No. Read the code. The dcache3 stuff had locks put on it in preparation for a multi-threaded octree renderer, but it's not currently necessary.
I was wrong. I think I managed to find the parallelization in normal marching cubes in an init()
function which starts up a workerpool on evalProcessCh
.
That's a different problem than the renderer deals with.
I'm not concerning myself with low level 3d preview- three.js
receives a 3D object, in this case that could be a bunch of triangles and it itself does the 3D face culling and whatnot. I just need the whole set of triangles and three.js will provide a fluid 3d preview of the whole part.
That's a byte buffer oriented interface. Marching cubes creates a stream of triangles, and how you choose to marshal those into bytes is somewhat arbitrary, e.g. stl, 3mf, ....
For my application triangles become bytes when I send them over http. I guess I could use the Render3
interface, but more on why I'm not a fan of the Render
function signature below.
It might be an idea to try some channel buffering experiments to see if there are any performance gains to be had from that. I suspect most of the gains you've seen with an in-memory slice could be gained by a bit more decoupling between the renderer and the file writer.

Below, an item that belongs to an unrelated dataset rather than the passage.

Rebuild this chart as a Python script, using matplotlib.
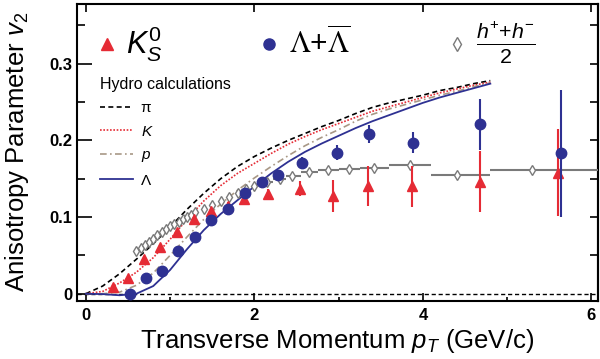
"""v2 vs pT: K0s, Lambda, charged hadrons with hydro curves."""
import matplotlib.pyplot as plt
from matplotlib.lines import Line2D

plt.rcParams['font.family'] = ['Liberation Sans', 'DejaVu Sans']
plt.rcParams['mathtext.fontset'] = 'custom'
plt.rcParams['mathtext.rm'] = 'Liberation Sans'
plt.rcParams['mathtext.it'] = 'Liberation Sans:italic'
plt.rcParams['mathtext.bf'] = 'Liberation Sans:bold'

# K0s data
k0s_pt = [0.32, 0.5, 0.69, 0.88, 1.08, 1.28, 1.48, 1.69, 1.88, 2.16, 2.54, 2.93, 3.35, 3.87, 4.68, 5.6]
k0s_v2 = [0.009, 0.02, 0.045, 0.061, 0.081, 0.097, 0.108, 0.115, 0.124, 0.13, 0.137, 0.127, 0.14, 0.14, 0.146, 0.158]
k0s_err = [0.002, 0.002, 0.002, 0.003, 0.003, 0.003, 0.003, 0.004, 0.004, 0.006, 0.01, 0.021, 0.026, 0.027, 0.04, 0.057]

# Lambda + anti-Lambda data
lam_pt = [0.53, 0.71, 0.90, 1.09, 1.29, 1.48, 1.69, 1.89, 2.09, 2.28, 2.57, 2.98, 3.36, 3.88, 4.68, 5.64]
lam_v2 = [-0.001, 0.02, 0.03, 0.056, 0.074, 0.096, 0.111, 0.132, 0.146, 0.155, 0.171, 0.184, 0.208, 0.197, 0.221, 0.183]
lam_err = [0.005, 0.003, 0.005, 0.004, 0.004, 0.004, 0.004, 0.004, 0.004, 0.005, 0.007, 0.01, 0.012, 0.014, 0.033, 0.083]

# charged hadrons (h+ + h-)/2
h_pt = [0.6, 0.65, 0.7, 0.75, 0.8, 0.85, 0.9, 0.95, 1.0, 1.05, 1.1, 1.15, 1.2, 1.25, 1.3,
        1.4, 1.5, 1.6, 1.7, 1.8, 1.9, 2.0,
        2.15, 2.3, 2.45, 2.65, 2.87, 3.12, 3.42, 3.85, 4.4, 5.3]
h_v2 = [0.056, 0.06, 0.064, 0.068, 0.072, 0.076, 0.08, 0.084, 0.088, 0.091, 0.094, 0.097, 0.1, 0.103, 0.106,
        0.111, 0.116, 0.121, 0.126, 0.131, 0.136, 0.14,
        0.146, 0.15, 0.154, 0.159, 0.162, 0.163, 0.164, 0.168, 0.155, 0.161]
h_xerr_lo = [0] * 22 + [0.075, 0.075, 0.075, 0.1, 0.12, 0.12, 0.17, 0.25, 0.3, 0.5]
h_xerr_hi = [0] * 22 + [0.075, 0.075, 0.1, 0.1, 0.13, 0.13, 0.18, 0.25, 0.4, 0.8]

# hydro calculations
hydro_pt = [0.0, 0.2, 0.4, 0.6, 0.8, 1.0, 1.2, 1.4, 1.6, 1.8, 2.0, 2.2, 2.4, 2.6, 2.8,
            3.0, 3.2, 3.4, 3.6, 3.8, 4.0, 4.2, 4.4, 4.6, 4.8]
hydro_pi = [0.0, 0.010, 0.026, 0.045, 0.065, 0.087, 0.110, 0.131, 0.150, 0.166, 0.179, 0.190, 0.200, 0.209, 0.218,
            0.226, 0.235, 0.243, 0.249, 0.254, 0.259, 0.265, 0.269, 0.274, 0.278]
hydro_k = [0.0, 0.003, 0.014, 0.028, 0.047, 0.071, 0.097, 0.121, 0.141, 0.157, 0.170, 0.183, 0.195, 0.205, 0.214,
           0.222, 0.230, 0.238, 0.244, 0.250, 0.256, 0.262, 0.267, 0.272, 0.276]
hydro_p = [0.0, 0.0, 0.002, 0.011, 0.027, 0.050, 0.074, 0.097, 0.117, 0.135, 0.151, 0.166, 0.180, 0.193, 0.204,
           0.214, 0.225, 0.234, 0.241, 0.247, 0.253, 0.259, 0.264, 0.270, 0.275]
hydro_lam = [0.0, -0.0005, -0.002, 0.0, 0.010, 0.031, 0.058, 0.083, 0.104, 0.122, 0.140, 0.157, 0.172, 0.185, 0.196,
             0.206, 0.216, 0.225, 0.233, 0.241, 0.249, 0.256, 0.262, 0.268, 0.274]

red = '#e52b35'
navy = '#2e3192'
gray = '#7a7a7a'
tan = '#a89886'

fig = plt.figure(figsize=(6, 3.59), dpi=100)
ax = fig.add_axes([0.128, 0.1624, 0.869, 0.8266])

ax.axhline(0, color='black', ls=(0, (3, 2)), lw=1.0, zorder=1)
l_pi, = ax.plot(hydro_pt, hydro_pi, color='black', ls=(0, (3, 2)), lw=1.2, zorder=2)
l_k, = ax.plot(hydro_pt, hydro_k, color=red, ls=(0, (1, 1)), lw=1.2, zorder=2)
l_p, = ax.plot(hydro_pt, hydro_p, color=tan, ls=(0, (4, 2, 1, 2)), lw=1.2, zorder=2)
l_lam, = ax.plot(hydro_pt, hydro_lam, color=navy, lw=1.3, zorder=2)

ax.errorbar(h_pt, h_v2, xerr=[h_xerr_lo, h_xerr_hi], fmt='d', ms=5.5, mfc='white', mec=gray, mew=1.0,
            ecolor=gray, elinewidth=1.5, capsize=0, zorder=3)
ax.errorbar(k0s_pt, k0s_v2, yerr=k0s_err, fmt='^', ms=7.5, color=red, elinewidth=1.5, capsize=0, zorder=4)
ax.errorbar(lam_pt, lam_v2, yerr=lam_err, fmt='o', ms=7.5, color=navy, elinewidth=1.5, capsize=0, zorder=5)

ax.set_xlim(-0.107, 6.08)
ax.set_ylim(-0.0091, 0.378)
ax.set_xticks([0, 2, 4, 6])
ax.set_xticks([1, 3, 5], minor=True)
ax.set_yticks([0, 0.1, 0.2, 0.3], ['0', '0.1', '0.2', '0.3'])
ax.set_yticks([0.05, 0.15, 0.25, 0.35], minor=True)
ax.tick_params(axis='x', which='major', direction='in', length=6, width=1.2, labelsize=12, pad=5, top=True)
ax.tick_params(axis='x', which='minor', direction='in', length=3, width=1.2, top=False)
ax.tick_params(axis='y', which='major', direction='in', length=11, width=1.2, labelsize=12, pad=3)
ax.tick_params(axis='y', which='minor', direction='in', length=6, width=1.2)
for lab in ax.get_xticklabels() + ax.get_yticklabels():
    lab.set_fontweight('bold')
for sp in ax.spines.values():
    sp.set_linewidth(1.5)

sec = ax.secondary_yaxis('right')
sec.set_yticks([0.05, 0.1, 0.15, 0.2, 0.25, 0.3, 0.35])
sec.tick_params(direction='in', length=6, width=1.2, labelright=False)
sec.spines['right'].set_linewidth(1.5)

ax.set_xlabel(r'Transverse Momentum $p_T$ (GeV/c)', fontsize=18.5)
ax.set_ylabel(r'Anisotropy Parameter $v_2$', fontsize=18.5)
ax.xaxis.set_label_coords(0.5, -0.09)
ax.yaxis.set_label_coords(-0.088, 0.5)

# hydro legend
hleg = ax.legend([l_pi, l_k, l_p, l_lam], ['π', '$K$', '$p$', 'Λ'], title='Hydro calculations',
                 title_fontsize=11.5, fontsize=11, loc='upper left', bbox_to_anchor=(0.045, 0.755),
                 frameon=False, borderpad=0, borderaxespad=0, handlelength=2.15, handletextpad=0.5,
                 labelspacing=0.62, alignment='left')
ax.add_artist(hleg)

# species legend
proxies = [Line2D([], [], ls='none', marker='^', ms=8, color=red),
           Line2D([], [], ls='none', marker='o', ms=8, color=navy),
           Line2D([], [], ls='none', marker='d', ms=7, mfc='white', mec=gray, mew=1.0)]
sleg = ax.legend(proxies, [r'$K^{\mathit{0}}_{S}$', r'$\Lambda$+$\overline{\Lambda}$',
                           r'$\frac{h^{+}{+}h^{-}}{\mathit{2}}$'],
                 fontsize=19, ncol=3, loc='upper left', bbox_to_anchor=(0.037, 0.945), frameon=False,
                 borderpad=0, borderaxespad=0, handlelength=0.8, handletextpad=0.35, columnspacing=3.63)
txts = sleg.get_texts()
txts[0].set_fontsize(22)
txts[1].set_math_fontfamily('stix')
txts[1].set_fontsize(21.5)
txts[2].set_fontsize(22)

fig.savefig('out.png', dpi=100)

Yes, this is true. The single-triangle queue given by the Render3
is a huge bottleneck. A better signature for this could be
Render(sdf3 sdf.SDF3, meshCells int, output chan<- []Triangle3)
, where output
receives batches of triangles... though this is questionable design for several reasons
Render
- who closes the channel? Does this function block? Do I have to call it as a goroutine?I'm not sure what form a "good" Render
interface would have. I'd really have to think long about it. It would be awesome if there was no channel handling on the user's side, but rather that happened internally.
Octree rendering got almost a x2 speed boost. With a little creative freedom I'd offer rewriting the STL part of the
render
package as it seems to be lush with room for improvement, both speed and API thoughtfulness such as adding io.Writer convention, minimizing heap usage, and more.